As long as there have been analog discs, audio junkies have been implementing all sorts of techniques to get the most out of their records. One of the most tried-and-true methods is the record clamp; also known as a weight, or a stabilizer.
You’ll often see this at audio shows or at turntable retailers: they throw a heavy looking metal object on top of the record as it’s spinning on the platter. To the impatient non-astute vinyl junkie, this might prove more of a nuisance then help. It can take a bit more time and dedication, with all the added steps in the vinyl listening process. But for those who are willing to be patient and do things right it can add a significant improvement to the listening experience.
A stabilizer can do many things: The weight of the clamp or stabilizer can dampen internal resonance during play and help reduce sonic coloration. The overall increased mass on the rotating platter reduces flutter. It also permits easier play of records with minor warps; the applied pressure can effectively flatten out a slightly warped record and help curtail any slipping.

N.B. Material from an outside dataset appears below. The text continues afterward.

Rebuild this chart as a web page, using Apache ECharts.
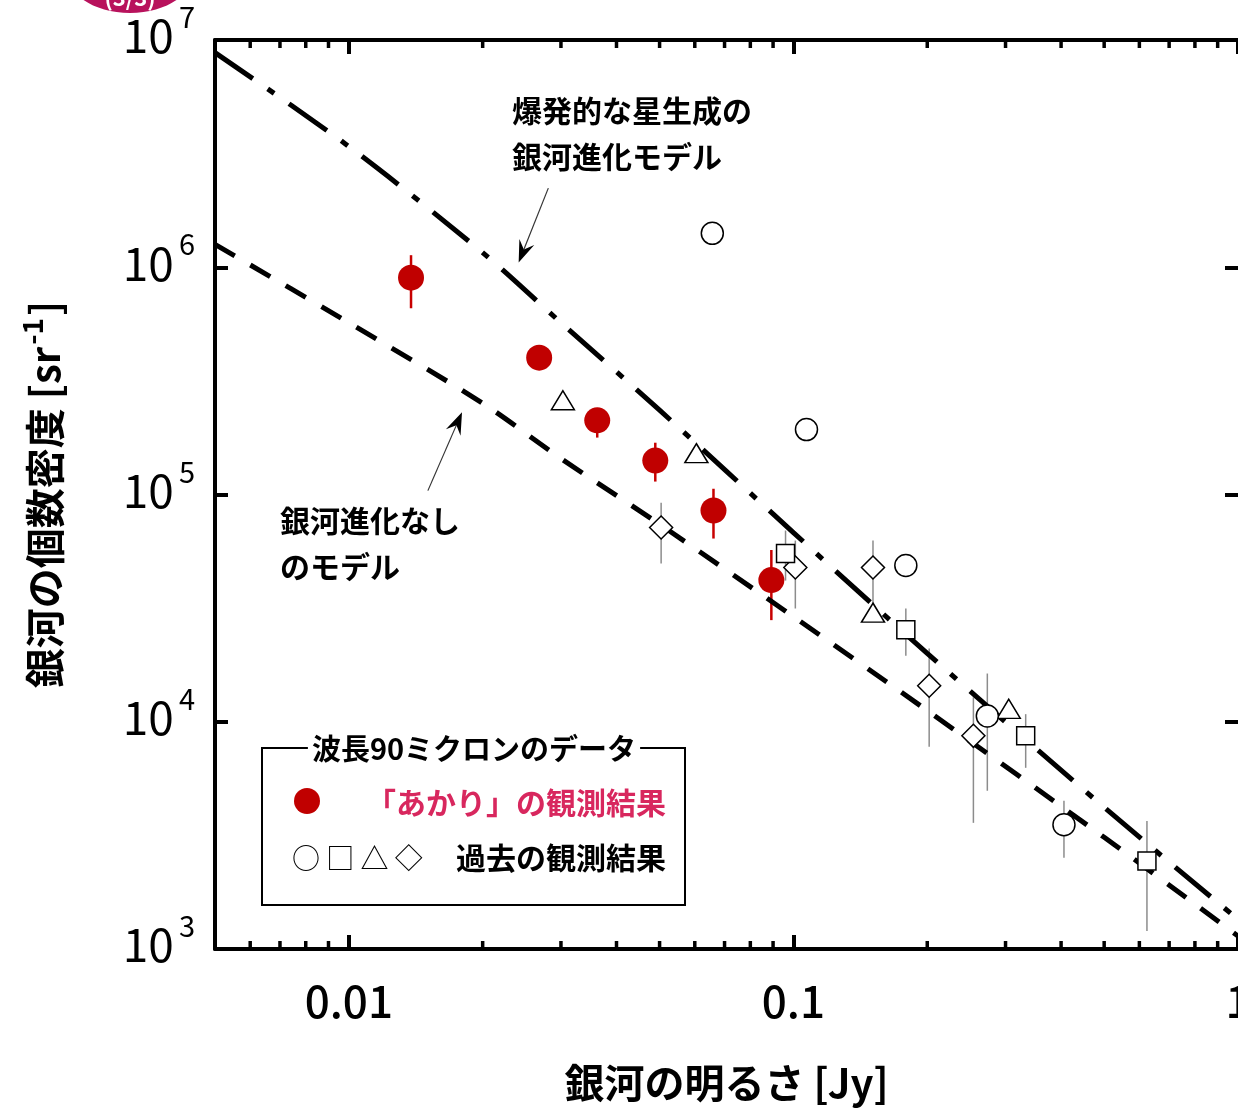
<!DOCTYPE html>
<html>
<head>
<meta charset="utf-8">
<script src="https://cdn.jsdelivr.net/npm/echarts@6/dist/echarts.min.js"></script>
<style>
  html, body { margin: 0; padding: 0; background: #fff; overflow: hidden; }
  #chart { width: 1238px; height: 1108px; }
</style>
</head>
<body>
<div id="chart"></div>
<script>
// model curves: flux [Jy] vs number density [sr^-1]
const modelX = [0.005, 0.01, 0.02, 0.03, 0.05, 0.1, 0.2, 0.5, 1];
const burstY = [8.8e6, 3.4e6, 1.16e6, 5.7e5, 2.35e5, 6.8e4, 2.0e4, 4.2e3, 1.35e3];
const noEvoY = [1.26e6, 5.7e5, 2.52e5, 1.44e5, 7.4e4, 2.9e4, 1.12e4, 3.1e3, 1.14e3];

// AKARI results
const akariX  = [0.0138, 0.0268, 0.0362, 0.0489, 0.0661, 0.0892];
const akariY  = [9.0e5, 4.0e5, 2.12e5, 1.41e5, 8.5e4, 4.2e4];
const akariLo = [6.6e5, 3.9e5, 1.78e5, 1.14e5, 6.4e4, 2.8e4];
const akariHi = [1.13e6, 4.1e5, 2.35e5, 1.69e5, 1.06e5, 5.7e4];

// past results (null = no error bar)
const circX  = [0.0657, 0.107, 0.179, 0.273, 0.406];
const circY  = [1.41e6, 1.93e5, 4.87e4, 1.06e4, 3.52e3];
const circLo = [null, null, null, 4.97e3, 2.52e3];
const circHi = [null, null, null, 1.63e4, 4.49e3];

const sqX  = [0.096, 0.179, 0.333, 0.624];
const sqY  = [5.5e4, 2.54e4, 8.67e3, 2.44e3];
const sqLo = [4.18e4, 1.95e4, 6.27e3, 1.2e3];
const sqHi = [6.94e4, 3.15e4, 1.08e4, 3.66e3];

const triX = [0.0303, 0.0605, 0.151, 0.305];
const triY = [2.6e5, 1.52e5, 3.02e4, 1.14e4];

const diaX  = [0.0504, 0.101, 0.151, 0.202, 0.254];
const diaY  = [7.16e4, 4.77e4, 4.77e4, 1.44e4, 8.67e3];
const diaLo = [4.97e4, 3.15e4, 3.31e4, 7.76e3, 3.59e3];
const diaHi = [9.2e4, 6.27e4, 6.27e4, 2.1e4, 1.28e4];

// minor tick values on the flux axis
const minorX = [0.006, 0.007, 0.008, 0.009,
  0.02, 0.03, 0.04, 0.05, 0.06, 0.07, 0.08, 0.09,
  0.2, 0.3, 0.4, 0.5, 0.6, 0.7, 0.8, 0.9];

// annotation arrows [fromX, fromY, toX, toY]
const arrowFromX = [0.0281, 0.01506];
const arrowFromY = [2.23e6, 1.04e5];
const arrowToX   = [0.0241, 0.01797];
const arrowToY   = [1.05e6, 2.3e5];

const FONT = "'Noto Sans CJK JP', sans-serif";
const chart = echarts.init(document.getElementById('chart'), null, { width: 1238, height: 1108 });

function pairs(xs, ys) { return xs.map((x, i) => [x, ys[i]]); }
function errData(xs, lo, hi) {
  const out = [];
  xs.forEach((x, i) => { if (lo[i] != null) out.push([x, lo[i], hi[i]]); });
  return out;
}
function errSeries(data, color, width) {
  return {
    type: 'custom', data: data, encode: { x: 0, y: [1, 2] }, z: 2, silent: true,
    renderItem: function (params, api) {
      const a = api.coord([api.value(0), api.value(1)]);
      const b = api.coord([api.value(0), api.value(2)]);
      return { type: 'line', shape: { x1: a[0], y1: a[1], x2: b[0], y2: b[1] },
        style: { stroke: color, lineWidth: width } };
    }
  };
}
function xLabel(v) {
  const e = Math.log10(v);
  if (Math.abs(e - Math.round(e)) > 1e-6) return '';
  const r = Math.round(e);
  return r < 0 ? Math.pow(10, r).toFixed(-r) : String(Math.pow(10, r));
}
function yLabel(v) {
  const e = Math.log10(v);
  if (Math.abs(e - Math.round(e)) > 1e-6) return '';
  return '{b|10}{e|' + Math.round(e) + '}';
}

const openStyle = { color: '#fff', borderColor: '#000', borderWidth: 1.5, opacity: 1 };

chart.setOption({
  animation: false,
  textStyle: { fontFamily: FONT },
  grid: { left: 215, top: 40, right: 0, bottom: 159, outerBoundsMode: 'none', containLabel: false },
  xAxis: [
    {
      type: 'log', min: 0.005, max: 1, position: 'bottom',
      axisLine: { lineStyle: { color: '#000', width: 4 } },
      axisTick: { inside: true, length: 14, lineStyle: { color: '#000', width: 4 } },
      splitLine: { show: false },
      axisLabel: { formatter: xLabel, color: '#000', fontSize: 44, fontWeight: 500, margin: 30, fontFamily: FONT },
      name: '銀河の明るさ [Jy]', nameLocation: 'middle', nameGap: 114,
      nameTextStyle: { fontSize: 40, fontWeight: 'bold', color: '#000', fontFamily: FONT }
    },
    {
      type: 'log', min: 0.005, max: 1, position: 'top',
      axisLine: { lineStyle: { color: '#000', width: 4 } },
      axisTick: { inside: true, length: 14, lineStyle: { color: '#000', width: 4 } },
      axisLabel: { show: false }, splitLine: { show: false }
    }
  ],
  yAxis: [
    {
      type: 'log', min: 1e3, max: 1e7, position: 'left',
      axisLine: { lineStyle: { color: '#000', width: 4 } },
      axisTick: { inside: true, length: 13, lineStyle: { color: '#000', width: 4 } },
      splitLine: { show: false },
      axisLabel: {
        formatter: yLabel, margin: 20, color: '#000',
        rich: {
          b: { fontSize: 46, color: '#000', fontFamily: FONT, padding: [0, 0, 8, 0] },
          e: { fontSize: 29, color: '#000', fontFamily: FONT, padding: [0, 0, 46, 5] }
        }
      },
      name: '{a|銀河の個数密度 [sr}{s|-1}{a|]}', nameLocation: 'middle', nameGap: 143,
      nameTextStyle: {
        rich: {
          a: { fontSize: 40, fontWeight: 'bold', color: '#000', fontFamily: FONT },
          s: { fontSize: 28, fontWeight: 'bold', color: '#000', fontFamily: FONT, padding: [0, 2, 26, 2] }
        }
      }
    },
    {
      type: 'log', min: 1e3, max: 1e7, position: 'right',
      axisLine: { show: false },
      axisTick: { inside: true, length: 13, lineStyle: { color: '#000', width: 4 } },
      axisLabel: { show: false }, splitLine: { show: false }
    }
  ],
  series: [
    // minor ticks, bottom and top
    {
      type: 'custom', data: minorX.map(v => [v, 1e3]), z: 10, silent: true, clip: false,
      renderItem: function (params, api) {
        const cs = params.coordSys;
        const x = api.coord([api.value(0), 1e3])[0];
        const st = { stroke: '#000', lineWidth: 3.5 };
        return { type: 'group', children: [
          { type: 'line', shape: { x1: x, y1: cs.y + cs.height, x2: x, y2: cs.y + cs.height - 8 }, style: st },
          { type: 'line', shape: { x1: x, y1: cs.y, x2: x, y2: cs.y + 8 }, style: st }
        ] };
      }
    },
    {
      name: 'burst', type: 'line', data: pairs(modelX, burstY), showSymbol: false, smooth: 0.3, z: 3,
      lineStyle: { color: '#000', width: 5, type: [46, 18, 8, 18] }
    },
    {
      name: 'noevo', type: 'line', data: pairs(modelX, noEvoY), showSymbol: false, smooth: 0.3, z: 3,
      lineStyle: { color: '#000', width: 5, type: [23, 18] }
    },
    // arrows
    {
      type: 'custom', z: 4, silent: true,
      data: arrowFromX.map((x, i) => [x, arrowFromY[i], arrowToX[i], arrowToY[i]]),
      encode: { x: [0, 2], y: [1, 3] },
      renderItem: function (params, api) {
        const a = api.coord([api.value(0), api.value(1)]);
        const b = api.coord([api.value(2), api.value(3)]);
        const dx = b[0] - a[0], dy = b[1] - a[1];
        const L = Math.sqrt(dx * dx + dy * dy);
        const ux = dx / L, uy = dy / L, nx = -uy, ny = ux;
        const back = [b[0] - ux * 22, b[1] - uy * 22];
        const notch = [b[0] - ux * 14, b[1] - uy * 14];
        return { type: 'group', children: [
          { type: 'line', shape: { x1: a[0], y1: a[1], x2: notch[0], y2: notch[1] }, style: { stroke: '#333', lineWidth: 1.2 } },
          { type: 'polygon', shape: { points: [b, [back[0] + nx * 8, back[1] + ny * 8], notch, [back[0] - nx * 8, back[1] - ny * 8]] },
            style: { fill: '#000' } }
        ] };
      }
    },
    errSeries(errData(circX, circLo, circHi), '#8c8c8c', 1.5),
    errSeries(errData(sqX, sqLo, sqHi), '#8c8c8c', 1.5),
    errSeries(errData(diaX, diaLo, diaHi), '#8c8c8c', 1.5),
    errSeries(errData(akariX, akariLo, akariHi), '#c80000', 2.5),
    { type: 'scatter', data: pairs(diaX, diaY), symbol: 'diamond', symbolSize: [23, 23], itemStyle: openStyle, z: 5 },
    { type: 'scatter', data: pairs(triX, triY), symbol: 'triangle', symbolSize: [23, 19], itemStyle: openStyle, z: 5 },
    { type: 'scatter', data: pairs(sqX, sqY), symbol: 'rect', symbolSize: 18, itemStyle: openStyle, z: 5 },
    { type: 'scatter', data: pairs(circX, circY), symbol: 'circle', symbolSize: 22, itemStyle: openStyle, z: 5 },
    { type: 'scatter', data: pairs(akariX, akariY), symbol: 'circle', symbolSize: 26, itemStyle: { color: '#c00000', opacity: 1 }, z: 6 }
  ],
  graphic: [
    { type: 'ellipse', shape: { cx: 130, cy: -27, rx: 63, ry: 40 }, style: { fill: '#b8125c' } },
    { type: 'text', x: 130, y: 9, style: { text: '(3/3)', fill: '#fff', font: 'bold 22px ' + FONT, textAlign: 'center', textVerticalAlign: 'bottom' } },
    { type: 'text', x: 512, y: 111, style: { text: '爆発的な星生成の', fill: '#000', font: 'bold 30px ' + FONT, textVerticalAlign: 'middle' } },
    { type: 'text', x: 512, y: 157, style: { text: '銀河進化モデル', fill: '#000', font: 'bold 30px ' + FONT, textVerticalAlign: 'middle' } },
    { type: 'text', x: 280, y: 521, style: { text: '銀河進化なし', fill: '#000', font: 'bold 30px ' + FONT, textVerticalAlign: 'middle' } },
    { type: 'text', x: 280, y: 567, style: { text: 'のモデル', fill: '#000', font: 'bold 30px ' + FONT, textVerticalAlign: 'middle' } },
    // legend box
    { type: 'rect', shape: { x: 262, y: 748, width: 423, height: 157 }, style: { fill: 'none', stroke: '#000', lineWidth: 2 }, z: 20 },
    { type: 'text', x: 474, y: 749, z: 21, style: { text: '波長90ミクロンのデータ', fill: '#000', font: 'bold 29px ' + FONT,
        textAlign: 'center', textVerticalAlign: 'middle', backgroundColor: '#fff', padding: [0, 4] } },
    { type: 'circle', shape: { cx: 307, cy: 801, r: 13 }, style: { fill: '#c00000' }, z: 21 },
    { type: 'text', x: 666, y: 803, z: 21, style: { text: '「あかり」の観測結果', fill: '#d8275e', font: 'bold 30px ' + FONT,
        textAlign: 'right', textVerticalAlign: 'middle' } },
    { type: 'text', x: 292, y: 858, z: 21, style: { text: '○ □ △ ◇', fill: '#000', font: '28px ' + FONT,
        textVerticalAlign: 'middle' } },
    { type: 'text', x: 666, y: 858, z: 21, style: { text: '過去の観測結果', fill: '#000', font: 'bold 30px ' + FONT,
        textAlign: 'right', textVerticalAlign: 'middle' } }
  ]
});
</script>
</body>
</html>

Not to meniton, for belt-drive turntables a large weight or clamp over the spindle can be used strategically to help reduce strain on the belt. You can use it as a handle to pre-spin the platter before you start the turntable. Doing so removes the start up strain that overstrains the belt. Bear in mind though, not every turntable is suitable for a weight or record clamp. These devices are usually reserved for mid to high end tables; cheap plastic chinese made record players might not handle the strain of the extra weight.
If you have a decent turntable, for the little it costs, the improvements from using a weight/stabilizer/clamp can be more than significant enough to make the purchase worthwhile.
There are many types of record stabilizers or disc weights. Some use threads to screw and clamp the record down; these don’t add a whole lot of benefit while significantly increasing the hassle. Instead we recommend the simple type because simple is often better. They’re ergonomically friendly, beautifully designed heavy metal weights with holes on the bottom. Just place it down on the spindle and voila; you’re one step closer to perfect analog replay.